JERUSALEM: The capital's newest cultural landmark was unveiled recently in Jerusalem’s Teddy Park –where the old meets the new—between the Tower of David and Mamilla Mall. The sculpture, includes the Renaissance Bunting map, fashioned of different stones, and above - a globe constructed of stainless steel – described by artist David Breuer-Weil as a "Phoenix rising from the ashes."
"Israel is a great country coming to life based on an ancient culture—out of the rock and stone of Jerusalem," he said, explaining the symbolism.
Indeed, Eran Laor, played a vital role in this rise. Born Erich Israel Landstein (1900 – 1990), Laor made Aliyah from Slovakia in 1934. A philosopher, he wrote: "Here, my real life began." Working for the Israeli government and for The Jewish Agency for Israel, Laor served as director of the Peltours Company, a travel agency established by The Jewish Agency under the guise of which clandestine Aliyah operations took place. As director of Peltours, Laor coordinated and organized illegal immigration for thousands of people in the years prior to Israeli statehood.
After the establishment of the State, Laor was appointed as a representative for The Jewish Agency and World Zionist Organization in Europe. Much of his work, during the British Mandate, was secret and even his closest friends—to this day—do not realize the extent of Laor’s heroism in service to his country and his people. Laor later described his work as fulfilling "my soul's desire."
One person who did know all that he accomplished was his wife, Helene Stone-Laor (nee Weiss), whom he met after she made Aliyah in 1966. The Six Day War, which broke out six months later, she said strengthened her resolve to devote herself to the Land of Israel.
Helene, a Holocaust survivor from Switzerland, once wrote: “In regard to illegal immigration and Aliyah, [Eran] is the living, working, activating, struggling, protecting soul, supporting and providing resources” and that he lived and existed for Israel’s benefit.
Helene worked tirelessly, for years, to develop a sculpture that honored her husband’s heroism while paying tribute to his interest in maps of Israel and the Middle East, which he collected during his travels and later donated the National Library. It was also important to Helene that the sculpture be located as centrally in Jerusalem as possible thereby representing the city’s place in the epicenter of both human spirituality and the immigrant couple’s love. Sadly, Helene passed away just months before the sculpture was unveiled in Teddy Park by her brothers Benjamin Weiss and Albert Wajs.

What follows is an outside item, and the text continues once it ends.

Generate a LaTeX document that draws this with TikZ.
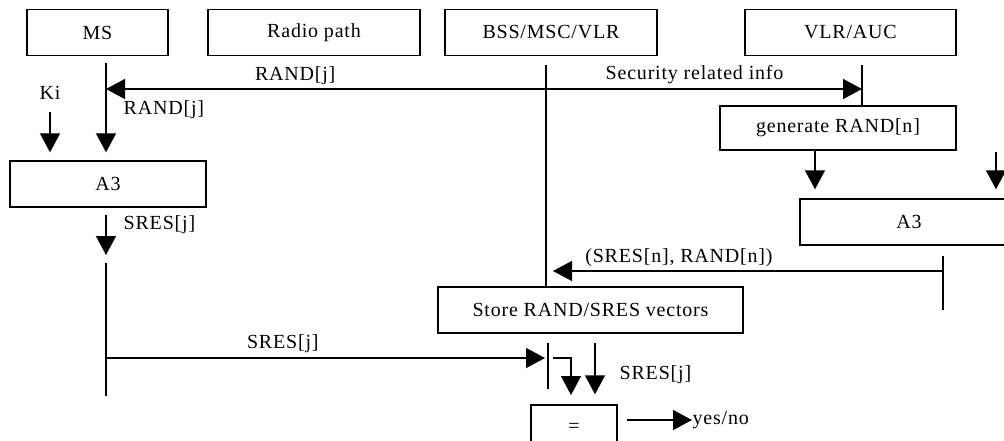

Sculptor David Breuer-Weil, speaking at the ceremony, said how Helene knew precisely what she wanted, and worked closely with him on the design.
The idea is for the sculpture to be interactive—for people to walk inside it and to each themselves feel as the center of the universe.
Mark Sofer, of the Jerusalem Fund, added that he hopes the new cultural landmark in Teddy Park will become one of Jerusalem's iconic symbols and that Jerusalem can—in our time—come to be the center of a tolerant and peaceful world.